SHANGHAI -- The key index for Shanghai stocks touched a 29-month high on Tuesday, following efforts by the Chinese government to stabilize financial markets and quell smoldering concerns about capital flight after Beijing imposed new security legislation on Hong Kong.
Moves to encourage a roster of major domestic corporations to list at home are adding to investor excitement, as is government cheerleading.
"Experts say that outstanding policy agenda against the novel coronavirus is the driving force behind the economic resilience and the bull market," said an analyst on state broadcaster CCTV on Monday, talking about the nearly 6% gain on the Shanghai Composite that day.
Major Chinese investment bank Guotai Junan Securities, where the analyst hailed from, had just released a report placing the target price for the Shanghai Composite at 3,500 points. Most market players interpreted that as an obvious signal that government authorities recommend purchasing equities.
The Shanghai Composite followed up Monday's finish by topping 3,400 points on Tuesday. Initial public offerings have also drawn investors to the market.
On an online message board populated by retail investors, this month's upcoming float by Semiconductor Manufacturing International Corp., China's largest chipmaker, dominated the topic of discussion.
One posting said SMIC is destined for a strong stock market debut since its offer price of 27.46 yuan ($3.90) is lower than the current price of 36 Hong Kong dollars ($4.64) in Hong Kong's stock market.
Another poster has their eye on purchasing shares of companies and mutual funds that have invested in SMIC.
Amid trade and technological frictions against the U.S., the Chinese government has poured capital into the semiconductor industry. There is no shortage of reasons for buying SMIC.
But due to the demand, a typical retail investor faces slim odds of successfully snagging any SMIC shares in the offering. Instead, retail investors have clamored to companies and mutual funds that hold stakes in SMIC.
But the rise in asset values has all the hallmarks of a bubble. "The market mood has started to resemble that of 2015," said a veteran market player, referring to the year that China saw a stock market bubble collapse.
Though Hong Kong's Hang Seng Index closed lower Tuesday, it is still at a high not seen since March. The Chinese currency has strengthened to 7 yuan per dollar.
All the while, the Communist Party led by President Xi Jinping has pushed forward multiple measures to soften the blow of the Hong Kong national security bill to the financial markets.
Geely Automobile Holdings plans to list on the Shanghai's STAR market, China's answer to Nasdaq. Unlike Hong Kong, offer prices on the mainland tend to be quoted lower to spur demand among investors.
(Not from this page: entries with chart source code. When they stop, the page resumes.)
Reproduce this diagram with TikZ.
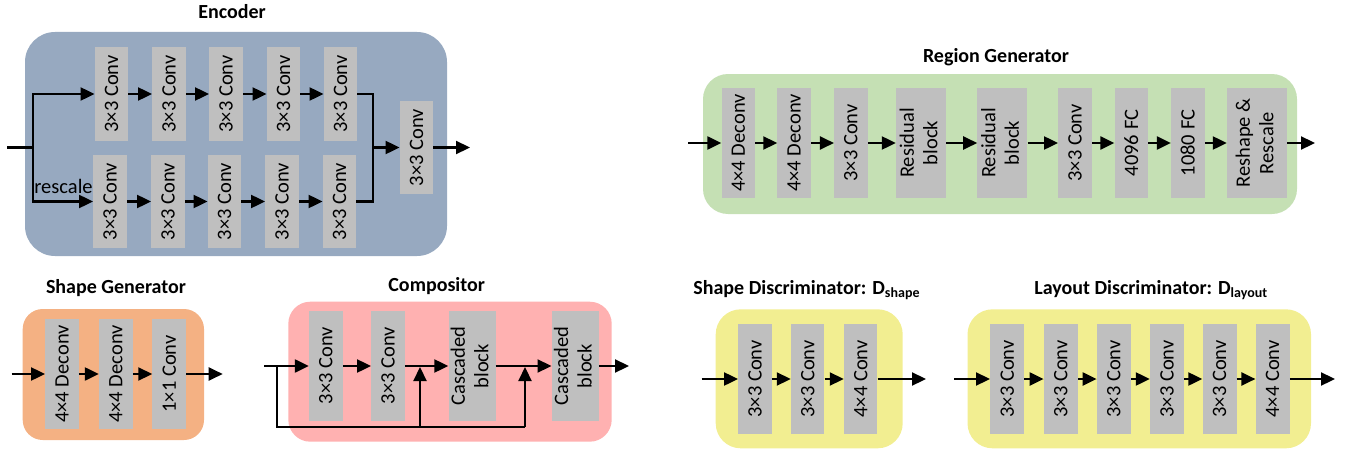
\documentclass[tikz,border=0pt]{standalone}
\usepackage{fontspec}
\setmainfont{Carlito}
\usetikzlibrary{arrows.meta}
\definecolor{encblue}{RGB}{151,169,192}
\definecolor{reggreen}{RGB}{197,224,180}
\definecolor{shporange}{RGB}{244,177,131}
\definecolor{cmppink}{RGB}{255,177,177}
\definecolor{dscyellow}{RGB}{242,238,145}
\definecolor{blkgray}{RGB}{191,191,191}
\newcommand\blkfont{\fontsize{20.5}{23.5}\selectfont}
\newcommand\ttlfont{\fontsize{20}{24}\selectfont\bfseries}
\newcommand\twolines[2]{\rotatebox{90}{\begin{tabular}{@{}c@{}}#1\\#2\end{tabular}}}

\begin{document}
\begin{tikzpicture}[x=1pt,y=-1pt,
  blk/.style={fill=blkgray,inner sep=0pt,font=\blkfont,minimum width=#1},
  blk/.default=33.5pt,
  ttl/.style={font=\ttlfont},
  ln/.style={line width=2.2pt},
  arr/.style={line width=2.2pt,-{Triangle[length=14pt,width=13pt]}}]
\useasboundingbox (0,0) rectangle (1351,452);

\fill[encblue,rounded corners=30pt] (25,32) rectangle (447,256);
\node[ttl] (enctitle) at (232,12) {Encoder};
\node[blk,minimum height=94pt] (e1) at (111.5,94) {\rotatebox{90}{3×3 Conv}};
\node[blk,minimum height=94pt] (e2) at (169,94) {\rotatebox{90}{3×3 Conv}};
\node[blk,minimum height=94pt] (e3) at (226,94) {\rotatebox{90}{3×3 Conv}};
\node[blk,minimum height=94pt] (e4) at (283.5,94) {\rotatebox{90}{3×3 Conv}};
\node[blk,minimum height=94pt] (e5) at (340.5,94) {\rotatebox{90}{3×3 Conv}};
\node[blk,minimum height=93pt] (r1) at (110,201.5) {\rotatebox{90}{3×3 Conv}};
\node[blk,minimum height=93pt] (r2) at (168,201.5) {\rotatebox{90}{3×3 Conv}};
\node[blk,minimum height=93pt] (r3) at (224.5,201.5) {\rotatebox{90}{3×3 Conv}};
\node[blk,minimum height=93pt] (r4) at (282,201.5) {\rotatebox{90}{3×3 Conv}};
\node[blk,minimum height=93pt] (r5) at (339.5,201.5) {\rotatebox{90}{3×3 Conv}};
\node[blk,minimum height=93pt] (ef) at (416.5,147.5) {\rotatebox{90}{3×3 Conv}};
\node[font=\blkfont] (rescale) at (63.5,186) {rescale};
\coordinate (ein) at (7,147.5);
\coordinate (esplit) at (33,147.5);
\coordinate (emerge) at (373,147.5);
\coordinate (eout) at (470,147.5);
\draw[ln] (ein) -- (esplit);
\draw[arr] (esplit) |- (e1.west);
\draw[arr] (esplit) |- (r1.west);
\draw[arr] (e1) -- (e2);
\draw[arr] (e2) -- (e3);
\draw[arr] (e3) -- (e4);
\draw[arr] (e4) -- (e5);
\draw[arr] (r1) -- (r2);
\draw[arr] (r2) -- (r3);
\draw[arr] (r3) -- (r4);
\draw[arr] (r4) -- (r5);
\draw[ln] (e5.east) -| (emerge) |- (r5.east);
\draw[arr] (emerge) -- (ef.west);
\draw[arr] (ef) -- (eout);

\fill[reggreen,rounded corners=25pt] (703,74) rectangle (1297,214);
\node[ttl] (regtitle) at (996,57) {Region Generator};
\node[blk,minimum height=110pt] (g1) at (738.3,143) {\rotatebox{90}{4×4 Deconv}};
\node[blk,minimum height=110pt] (g2) at (794.2,143) {\rotatebox{90}{4×4 Deconv}};
\node[blk,minimum height=110pt] (g3) at (850.9,143) {\rotatebox{90}{3×3 Conv}};
\node[blk=50pt,minimum height=110pt] (g4) at (921,143) {\twolines{Residual}{block}};
\node[blk=50pt,minimum height=110pt] (g5) at (1002.4,143) {\twolines{Residual}{block}};
\node[blk,minimum height=110pt] (g6) at (1075,143) {\rotatebox{90}{3×3 Conv}};
\node[blk,minimum height=110pt] (g7) at (1131.3,143) {\rotatebox{90}{4096 FC}};
\node[blk,minimum height=110pt] (g8) at (1187.8,143) {\rotatebox{90}{1080 FC}};
\node[blk=60pt,minimum height=110pt] (g9) at (1257,143) {\twolines{Reshape \&}{Rescale}};
\coordinate (gin) at (688,143);
\coordinate (gout) at (1315,143);
\draw[arr] (gin) -- (g1);
\draw[arr] (g1) -- (g2);
\draw[arr] (g2) -- (g3);
\draw[arr] (g3) -- (g4);
\draw[arr] (g4) -- (g5);
\draw[arr] (g5) -- (g6);
\draw[arr] (g6) -- (g7);
\draw[arr] (g7) -- (g8);
\draw[arr] (g8) -- (g9);
\draw[arr] (g9) -- (gout);

\fill[shporange,rounded corners=20pt] (22.7,309) rectangle (204,440);
\node[ttl] (shptitle) at (116,288) {Shape Generator};
\node[blk,minimum height=110pt] (s1) at (62,374) {\rotatebox{90}{4×4 Deconv}};
\node[blk,minimum height=110pt] (s2) at (115.8,374) {\rotatebox{90}{4×4 Deconv}};
\node[blk,minimum height=110pt] (s3) at (169.2,374) {\rotatebox{90}{1×1 Conv}};
\coordinate (sin) at (11.7,374);
\coordinate (sout) at (222.7,374);
\draw[arr] (sin) -- (s1);
\draw[arr] (s1) -- (s2);
\draw[arr] (s2) -- (s3);
\draw[arr] (s3) -- (sout);

\fill[cmppink,rounded corners=22pt] (288.3,301.7) rectangle (611.7,441.7);
\node[ttl] (cmptitle) at (436.7,285.7) {Compositor};
\node[blk,minimum height=110pt] (c1) at (325.8,365.5) {\rotatebox{90}{3×3 Conv}};
\node[blk,minimum height=110pt] (c2) at (388,365.5) {\rotatebox{90}{3×3 Conv}};
\node[blk=46pt,minimum height=110pt] (c3) at (472,366.3) {\twolines{Cascaded}{block}};
\node[blk=45pt,minimum height=110pt] (c4) at (575.2,366.3) {\twolines{Cascaded}{block}};
\coordinate (cin) at (264,366);
\coordinate (cskip) at (276.7,366);
\coordinate (cjoin1) at (420,367);
\coordinate (cjoin2) at (525,367);
\coordinate (cbot1) at (420,427);
\coordinate (cbot2) at (525,427);
\coordinate (cout) at (629,366);
\draw[arr] (cin) -- (c1.west|-cin);
\draw[arr] (c1.east|-cin) -- (c2.west|-cin);
\draw[arr] (c2.east|-cin) -- (c3.west|-cin);
\draw[arr] (c3.east|-cin) -- (c4.west|-cin);
\draw[arr] (c4.east|-cin) -- (cout);
\draw[line width=1.6pt] (cskip) |- (cbot2);
\draw[arr] (cbot1) -- (cjoin1);
\draw[arr] (cbot2) -- (cjoin2);

\fill[dscyellow,rounded corners=25pt] (715.7,309.3) rectangle (902.7,448.3);
\node[ttl] (dstitle) at (806.7,290) {Shape Discriminator: D\textsubscript{shape}};
\node[blk,minimum height=110pt] (d1) at (755,379) {\rotatebox{90}{3×3 Conv}};
\node[blk,minimum height=110pt] (d2) at (807.7,379) {\rotatebox{90}{3×3 Conv}};
\node[blk,minimum height=110pt] (d3) at (860.7,379) {\rotatebox{90}{4×4 Conv}};
\coordinate (din) at (701.7,379);
\coordinate (dout) at (926,379);
\draw[arr] (din) -- (d1);
\draw[arr] (d1) -- (d2);
\draw[arr] (d2) -- (d3);
\draw[arr] (d3) -- (dout);

\fill[dscyellow,rounded corners=25pt] (967.5,309.3) rectangle (1311,448.3);
\node[ttl] (dltitle) at (1151,290) {Layout Discriminator: D\textsubscript{layout}};
\node[blk=34pt,minimum height=110pt] (l1) at (1007.2,379) {\rotatebox{90}{3×3 Conv}};
\node[blk=34pt,minimum height=110pt] (l2) at (1060.8,379) {\rotatebox{90}{3×3 Conv}};
\node[blk=34pt,minimum height=110pt] (l3) at (1113.8,379) {\rotatebox{90}{3×3 Conv}};
\node[blk=34pt,minimum height=110pt] (l4) at (1167,379) {\rotatebox{90}{3×3 Conv}};
\node[blk=34pt,minimum height=110pt] (l5) at (1219.5,379) {\rotatebox{90}{3×3 Conv}};
\node[blk=34pt,minimum height=110pt] (l6) at (1272.6,379) {\rotatebox{90}{4×4 Conv}};
\coordinate (lin) at (954,379);
\coordinate (lout) at (1335,379);
\draw[arr] (lin) -- (l1);
\draw[arr] (l1) -- (l2);
\draw[arr] (l2) -- (l3);
\draw[arr] (l3) -- (l4);
\draw[arr] (l4) -- (l5);
\draw[arr] (l5) -- (l6);
\draw[arr] (l6) -- (lout);
\end{tikzpicture}
\end{document}
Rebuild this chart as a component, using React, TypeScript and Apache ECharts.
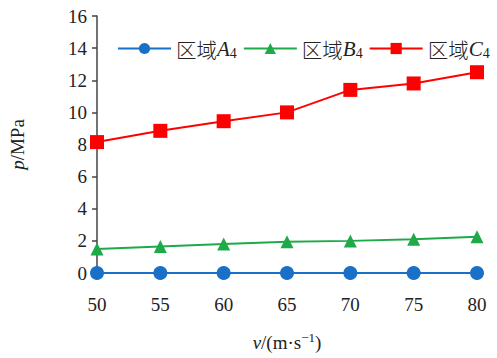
import React, { useEffect, useRef } from "react";
import * as echarts from "echarts";

const categories = ["50", "55", "60", "65", "70", "75", "80"];
const seriesA = [0, 0, 0, 0, 0, 0, 0];
const seriesB = [1.5, 1.65, 1.8, 1.95, 2.0, 2.1, 2.25];
const seriesC = [8.15, 8.85, 9.45, 10.0, 11.4, 11.8, 12.5];
const seriesNames = ["区域A4", "区域B4", "区域C4"];

const FONT = "Liberation Serif";

export default function App() {
  const ref = useRef<HTMLDivElement>(null);
  useEffect(() => {
    const chart = echarts.init(ref.current!, undefined, { renderer: "svg" });
    const mk = (name: string, data: number[], color: string, symbol: string, size: number) => ({
      name,
      type: "line",
      data,
      symbol,
      symbolSize: size,
      lineStyle: { color, width: 2 },
      itemStyle: { color },
    });
    chart.setOption({
      animation: false,
      textStyle: { fontFamily: FONT },
      grid: { left: 95, right: 20, top: 16, bottom: 85 },
      legend: {
        top: 33,
        left: 112,
        width: 400,
        itemWidth: 53,
        itemHeight: 14,
        itemGap: 6,
        data: seriesNames,
        formatter: (n: string) => `{t|${n.slice(0, 2)}}{i|${n.slice(2, 3)}}{s|${n.slice(3)}}`,
        textStyle: {
          fontFamily: FONT,
          color: "#222",
          rich: {
            t: { fontSize: 20.5, fontFamily: "Noto Sans CJK SC", fontWeight: 300, color: "#222" },
            i: { fontSize: 21, fontStyle: "italic", fontFamily: FONT, color: "#222" },
            s: { fontSize: 14, fontFamily: FONT, color: "#222", padding: [10, 0, 0, 0] },
          },
        },
      },
      xAxis: {
        type: "category",
        data: categories,
        boundaryGap: false,
        axisLine: { show: true, lineStyle: { color: "#444", width: 1.5 } },
        axisTick: { show: false },
        axisLabel: { fontSize: 19, color: "#222", fontFamily: FONT, margin: 22 },
        name: "{i|v}/(m·s{sup|−1})",
        nameLocation: "middle",
        nameGap: 58,
        nameTextStyle: {
          fontSize: 19,
          color: "#222",
          fontFamily: FONT,
          rich: {
            i: { fontSize: 19, fontStyle: "italic", fontFamily: FONT, color: "#222" },
            sup: { fontSize: 13, fontFamily: FONT, color: "#222", padding: [0, 0, 10, 0] },
          },
        },
      },
      yAxis: {
        type: "value",
        min: 0,
        max: 16,
        interval: 2,
        splitLine: { show: false },
        axisLine: { show: true, lineStyle: { color: "#444", width: 1.5 } },
        axisTick: { show: true, inside: false, length: 5, lineStyle: { color: "#444", width: 1.5 } },
        axisLabel: { fontSize: 19, color: "#222", fontFamily: FONT, margin: 10 },
        name: "{i|p}/MPa",
        nameLocation: "middle",
        nameRotate: 90,
        nameGap: 70,
        nameTextStyle: {
          fontSize: 19,
          color: "#222",
          fontFamily: FONT,
          rich: {
            i: { fontSize: 19, fontStyle: "italic", fontFamily: FONT, color: "#222" },
          },
        },
      },
      series: [
        mk(seriesNames[0], seriesA, "#1a6fc6", "circle", 14),
        mk(seriesNames[1], seriesB, "#1faa4a", "triangle", 13),
        mk(seriesNames[2], seriesC, "#ff0000", "rect", 14),
      ],
    });
    return () => chart.dispose();
  }, []);
  return <div ref={ref} style={{ width: 497, height: 358, position: "absolute", left: 0, top: 0, background: "#fff" }} />;
}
Financial authorities have previously loosened some margin trading rules. Screening processes to list on the Shenzhen market have been streamlined as well.
Policies designed to mitigate the impact of the COVID-19 pandemic have provided a tailwind. Stock prices tumbled in February and March, but the Politburo intervened with monetary easing actions.
The overnight Shanghai Interbank Offered Rate, or Shibor, dropped to the 0.7% range in April, the lowest level since the rate started calculations in 2007.
Financial authorities were compelled to boost lending to banks, and a portion of the extra liquidity ended up in the stock market.
Measures on the fiscal front have also been unleashed. The National People's Congress in late May decided to expand spending by 3.6 trillion yuan. Local governments and their affiliated state-owned enterprises have started issuing debt that will finance these efforts.
The dual monetary and fiscal efforts have yielded results. China's economy shrank 6.8% during the first calendar quarter. The economy likely rebounded by 1.1% during the second quarter, according to a survey of economists conducted by Nikkei and Nikkei Quick News. This has resulted in both higher stock prices and a stronger yuan.
The upswing in the stock market works out well for state-owned enterprises looking to raise funds. On the other hand, there are signs that the bull run has shot past fundamentals . Kweichow Moutai, the maker of baijiu liquor, now has a market value nearly 50% larger than Toyota Motor.
When the 2015 bubble burst, the Shanghai Composite crashed 40% from its peak in less than three months. Some have raised alarms over the current sharp increases in share prices.